Então, os roboticistas trocaram os problemas. Em vez de substituírem os humanos que entregavam as refeições, eles criaram um robô simples de telepresença que visitaria os pacientes e enviaria um link ao vivo para os entes queridos de cada um. O dispositivo era feito de peças prontas para uso, era barato, fácil de manter e não exigia que a equipe hospitalar já sobrecarregada gastasse tempo com ele. Os pacientes e parentes adoravam poder ver e ouvir uns aos outros.
Quer queira, quer não
Nem todo mundo está convencido de que uma nova era de robôs se inicia. Céticos sugerem que até mesmo robôs supostamente “autônomos” precisam de um supervisor humano para intervir quando a máquina é surpreendida pelo desafio de navegar por ruas, hospitais, depósitos ou residências. Por enquanto, a maior parte do trabalho criado pela covid-19 — no cuidado com pacientes, entregas, fiscalização de regras e outras áreas — ainda é realizada por pessoas.
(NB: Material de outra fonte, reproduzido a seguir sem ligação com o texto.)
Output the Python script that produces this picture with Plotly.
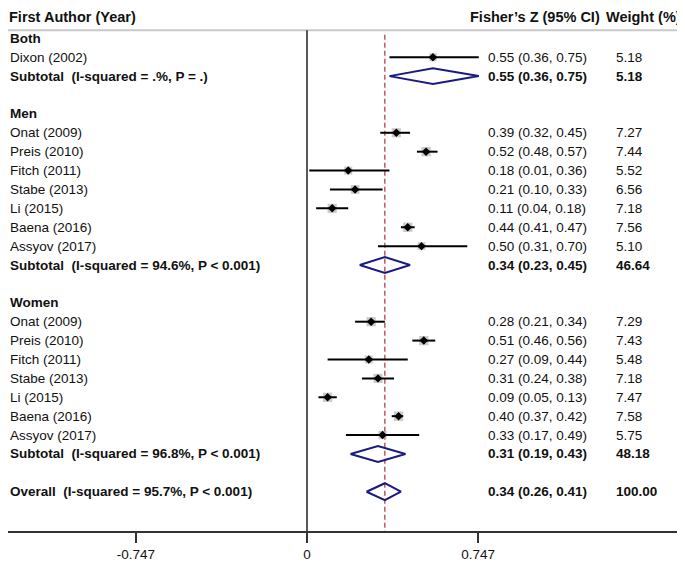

Uma outra preocupação é a de que os robôs podem acabar sendo bons demais no que fazem — permitindo vigilância em massa e violação de privacidade, ou tornando fácil demais causar danos ao meio ambiente com a justificativa de responder à pandemia. No início deste ano, robôs voadores foram utilizados na China para aplicar grandes quantidades de desinfetante em locais públicos, relata Murphy. “Não sabemos qual foi o impacto ambiental”, conta por e-mail. “Não há dados sobre quais desinfetantes estão sendo usados, nem a que concentração e se escoaram em esgotos e canais de abastecimento de água”.
Recentemente, Murphy e seus colegas pesquisaram relatórios em redes sociais, jornais e periódicos acadêmicos sobre o uso de robôs relacionados à covid-19. Segundo a pesquisa, dos 262 relatórios analisados de março a julho, 45 focaram em questões éticas e 17 eram sobre ameaças de vigilância excessiva ou violações de privacidade.
Então, como sempre acontece quando se fala em robôs, as pessoas temem perder seus empregos. No primeiro semestre, conforme a pandemia se intensificou, os empregadores que adotaram robôs se preocuparam em proteger seus funcionários, não em substituí-los. Mas isso pode estar mudando, lamenta Murphy.
“Por volta de junho, começamos a perceber uma necessidade de maior automação, não para aumentar a capacidade de trabalho ou lidar com oscilações, mas para lidar com a perda de funcionários”, explica. Frigoríficos, depósitos de comércio on-line e outras instalações estão considerando os trabalhadores robôs como uma forma de manter os funcionários humanos distantes uns dos outros com segurança, acrescenta Murphy. “Talvez notemos um certo deslocamento de mão de obra ou perda de emprego como resultado. Não sabemos quais serão as consequências”.
Ainda assim, as pessoas parecem cada vez mais dispostas a permitir que os robôs façam o trabalho antes realizado por humanos no mundo todo, e há mais fabricantes de robôs do que nunca oferecendo produtos como resposta a essa demanda. A pandemia da covid-19 inaugurou um experimento global sobre como, onde e por que inserir robôs em nossa rotina.
“O cenário atual está propício para a robótica, embora não esteja bom para nós enquanto sociedade”, declarou Antonio Bicchi, professor de robótica da Universidade de Pisa, em um painel sobre robótica e covid-19 em maio, na edição anual (e, neste ano, virtual) da Conferência Internacional de Robótica e Automação. “Para a robótica, este é o momento de ajudar as pessoas. E estamos prontos para isso.”